Lanier was platted in 1886 by Colonel Thomas C. Lanier. The 1895 census shows a population of 87 persons along with a post office, express office and a railroad depot. However, the town was abandoned shortly thereafter when dual freezes wiped out the citrus crop in the area.

The official plat of the town can be found in plat book 1, page 22 (lower half of the page) of Sumter County and is titled "The Infant Town of Florida, Map of Orange Bend." In 1887 Lanier became part of Lake County. Col. Lanier purchased the land from Hubbard Hart, who had purchased it from the Internal Improvement Fund of the State of Florida. The plat consists of 35 lots and also contains the following advertisement:

Situated Five miles from Leesburg. Offers Special Inducements of the new extension of the Florida Southern Railway to the Settlers as Follows:

Large bodies of the richest drained prairie Land bordering Lake Griffin. Best possible track farming insuring great crops and freedom from drought. The new town and station are situated on healthful high pine land adjoining the great famous hammocks and wild budded orange groves which have made the place a center of wealth and wealthy men.
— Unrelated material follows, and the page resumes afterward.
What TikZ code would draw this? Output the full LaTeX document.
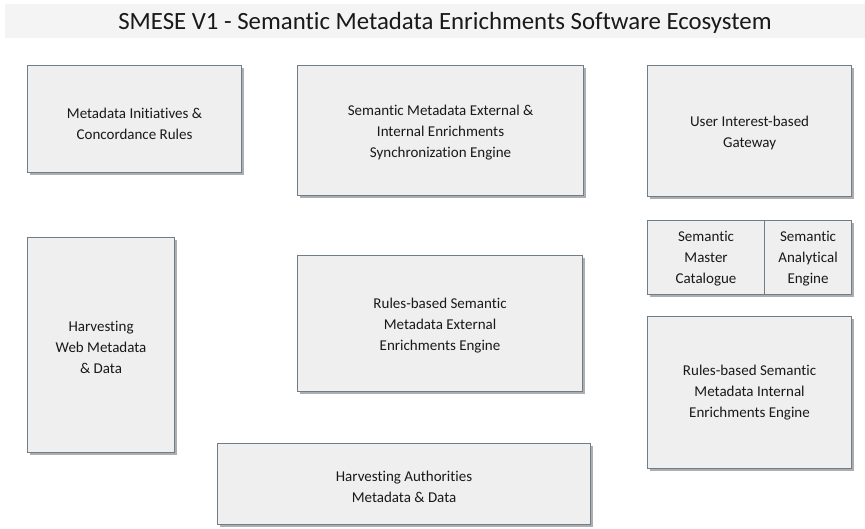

Col. Thomas C. Lanier 1886

The Lake County Historical Society has some additional information about this town. It apparently was the 2nd post office ever established in Lake County. There is also a copy of a speech in their records that claims the town was founded by a relative of Sydney Lanier. However, if Col. Thomas C. Lanier is related to Sydney Lanier, the relationship is not close.

In February 2003, most of the platted lots were purchased by Cattle Country, LLC. This company began marketing the land based on the original map of the town. Lake County required aggregating the old lots to comply with the current density rules, so each of the lots marketed by Cattle Country, LLC contain at least two of the original lots of the old plat. Although all of the roads actually built are from the original plat, there were also a number of roads that were no longer needed (because of the aggregation of old lots) which were either vacated or simply not built. This land was also marketed under the name Lanier Glen, but only for marketing purposes.
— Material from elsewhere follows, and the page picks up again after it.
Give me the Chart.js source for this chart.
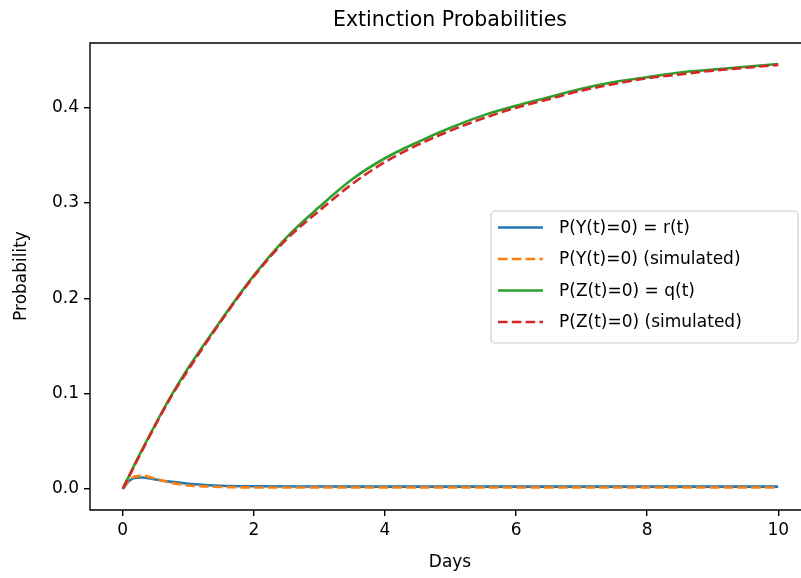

During the redevelopment of this land, fragments of porcelain and glass were the only evidence found from the previous settlement.
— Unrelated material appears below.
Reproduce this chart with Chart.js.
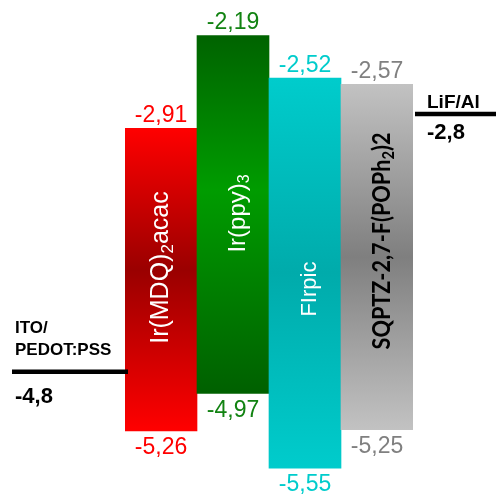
<!DOCTYPE html>
<html><head><meta charset="utf-8">
<script src="https://cdn.jsdelivr.net/npm/chart.js@4/dist/chart.umd.min.js"></script>
<style>html,body{margin:0;padding:0;background:#fff;overflow:hidden}canvas{display:block}</style>
</head><body>
<canvas id="c" width="496" height="499" style="width:496px;height:499px"></canvas>
<script>
// ---- data ----
const materials = ['Ir(MDQ)2acac', 'Ir(ppy)3', 'FIrpic', 'SQPTZ-2,7-F(POPh2)2'];
const lumo = [-2.91, -2.19, -2.52, -2.57];
const homo = [-5.26, -4.97, -5.55, -5.25];
const electrodeNames = ['ITO/PEDOT:PSS', 'LiF/Al'];
const electrodeLevels = [-4.8, -2.8];
// display markup ("_" = next char subscript)
const nameMarkup = ['Ir(MDQ)_2acac', 'Ir(ppy)_3', 'FIrpic', 'SQPTZ-2,7-F(POPh_2)2'];

// ---- styles ----
const barStyles = [
  {stops:[[0,'#ff0000'],[0.47,'#9a0000'],[1,'#ff0000']], text:'#ff0000', nameColor:'#ffffff', size:25, weight:'', family:'"Liberation Sans", Arial, sans-serif', dx:0, dy:-12},
  {stops:[[0,'#006300'],[0.43,'#009c00'],[1,'#006000']], text:'#128312', nameColor:'#ffffff', size:24, weight:'', family:'"Liberation Sans", Arial, sans-serif', dx:5, dy:-1},
  {stops:[[0,'#00cccc'],[0.5,'#00abab'],[1,'#00cccc']], text:'#00cccc', nameColor:'#ffffff', size:22, weight:'', family:'"Liberation Sans", Arial, sans-serif', dx:5, dy:16},
  {stops:[[0,'#c2c2c2'],[0.5,'#7f7f7f'],[1,'#c2c2c2']], text:'#808080', nameColor:'#000000', size:25, weight:'bold ', family:'Lato, "Open Sans", sans-serif', dx:5, dy:-16, len:217}
];

function fmt(v, d){ return v.toFixed(d).replace('.', ','); }

function parseMarkup(m){
  const segs=[];
  for(let i=0;i<m.length;i++){
    if(m[i]==='_'){ segs.push({t:m[i+1], sub:true}); i++; }
    else if(segs.length && !segs[segs.length-1].sub){ segs[segs.length-1].t+=m[i]; }
    else segs.push({t:m[i], sub:false});
  }
  return segs;
}

const gradCache = {};
function barColor(ctx){
  const chart = ctx.chart, i = ctx.dataIndex, st = barStyles[i];
  if(i===undefined || !chart.chartArea || !chart.scales.y) return st ? st.stops[0][1] : '#ccc';
  const y = chart.scales.y;
  const top = y.getPixelForValue(lumo[i]), bot = y.getPixelForValue(homo[i]);
  const g = chart.ctx.createLinearGradient(0, top, 0, bot);
  st.stops.forEach(s => g.addColorStop(s[0], s[1]));
  return g;
}

const annot = {
  id:'annot',
  afterDatasetsDraw(chart){
    const ctx = chart.ctx, ca = chart.chartArea, ys = chart.scales.y;
    const meta = chart.getDatasetMeta(0);
    ctx.save();
    meta.data.forEach((el, i) => {
      const st = barStyles[i];
      const top = Math.min(el.y, el.base), bot = Math.max(el.y, el.base);
      // values
      ctx.font = '23px "Liberation Sans", Arial, sans-serif';
      ctx.fillStyle = st.text; ctx.textAlign = 'center'; ctx.textBaseline = 'alphabetic';
      ctx.fillText(fmt(lumo[i],2), el.x, top - 6);
      ctx.fillText(fmt(homo[i],2), el.x, bot + 23);
      // rotated name
      const segs = parseMarkup(nameMarkup[i]);
      const mainF = st.weight + st.size + 'px ' + st.family;
      const subF = st.weight + Math.round(st.size*0.66) + 'px ' + st.family;
      let total = 0;
      segs.forEach(s => { ctx.font = s.sub ? subF : mainF; s.w = ctx.measureText(s.t).width; total += s.w; });
      ctx.save();
      ctx.translate(el.x + st.dx, (top + bot)/2 + st.dy);
      ctx.rotate(-Math.PI/2);
      let k = st.len ? st.len/total : 1;
      ctx.scale(k, 1);
      ctx.fillStyle = st.nameColor; ctx.textAlign = 'left'; ctx.textBaseline = 'middle';
      let x = -total/2;
      segs.forEach(s => {
        ctx.font = s.sub ? subF : mainF;
        ctx.fillText(s.t, x, s.sub ? st.size*0.28 : 0);
        x += s.w;
      });
      ctx.restore();
    });
    // electrodes
    ctx.fillStyle = '#000'; ctx.strokeStyle = '#000'; ctx.lineWidth = 4.5;
    const yI = ys.getPixelForValue(electrodeLevels[0]);
    const yL = ys.getPixelForValue(electrodeLevels[1]);
    ctx.beginPath(); ctx.moveTo(12, yI); ctx.lineTo(ca.left + 3, yI); ctx.stroke();
    ctx.beginPath(); ctx.moveTo(ca.right + 2, yL); ctx.lineTo(chart.width, yL); ctx.stroke();
    ctx.textAlign = 'left'; ctx.textBaseline = 'alphabetic';
    const itoParts = electrodeNames[0].split('/');
    ctx.font = 'bold 17px "Liberation Sans", Arial, sans-serif';
    ctx.fillText(itoParts[0] + '/', 15, yI - 39);
    ctx.fillText(itoParts[1], 15, yI - 17);
    ctx.font = 'bold 22px "Liberation Sans", Arial, sans-serif';
    ctx.fillText(fmt(electrodeLevels[0],1), 15, yI + 31);
    ctx.font = 'bold 19px "Liberation Sans", Arial, sans-serif';
    ctx.fillText(electrodeNames[1], 427, yL - 6);
    ctx.font = 'bold 22px "Liberation Sans", Arial, sans-serif';
    ctx.fillText(fmt(electrodeLevels[1],1), 427, yL + 25);
    ctx.restore();
  }
};

new Chart(document.getElementById('c'), {
  type:'bar',
  data:{
    labels: materials,
    datasets:[{
      data: materials.map((m,i) => [homo[i], lumo[i]]),
      backgroundColor: barColor,
      borderWidth: 0,
      barPercentage: 1,
      categoryPercentage: 1
    }]
  },
  options:{
    responsive:false,
    devicePixelRatio:1,
    animation:false,
    layout:{padding:{left:125, right:83, top:11, bottom:5}},
    plugins:{legend:{display:false}, tooltip:{enabled:false}},
    scales:{
      x:{display:false, offset:true},
      y:{display:false, min:-5.75, max:-2.0}
    }
  },
  plugins:[annot]
});
</script>
</body></html>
Col. Thomas C. Lanier's personal groves are shown on the original plat. Although they were not given a lot number, they are just east of the numbered lots. It is unknown if he had a house on this land or not. Today his land can be found at the southwest corner of the intersection of Treasure Island Ave and North Treasure Island Rd, Leesburg, Florida. This land and some additional land on the north side of Treasure Island Ave were platted by Cattle Country, LLC in 2004 as Lanier Groves.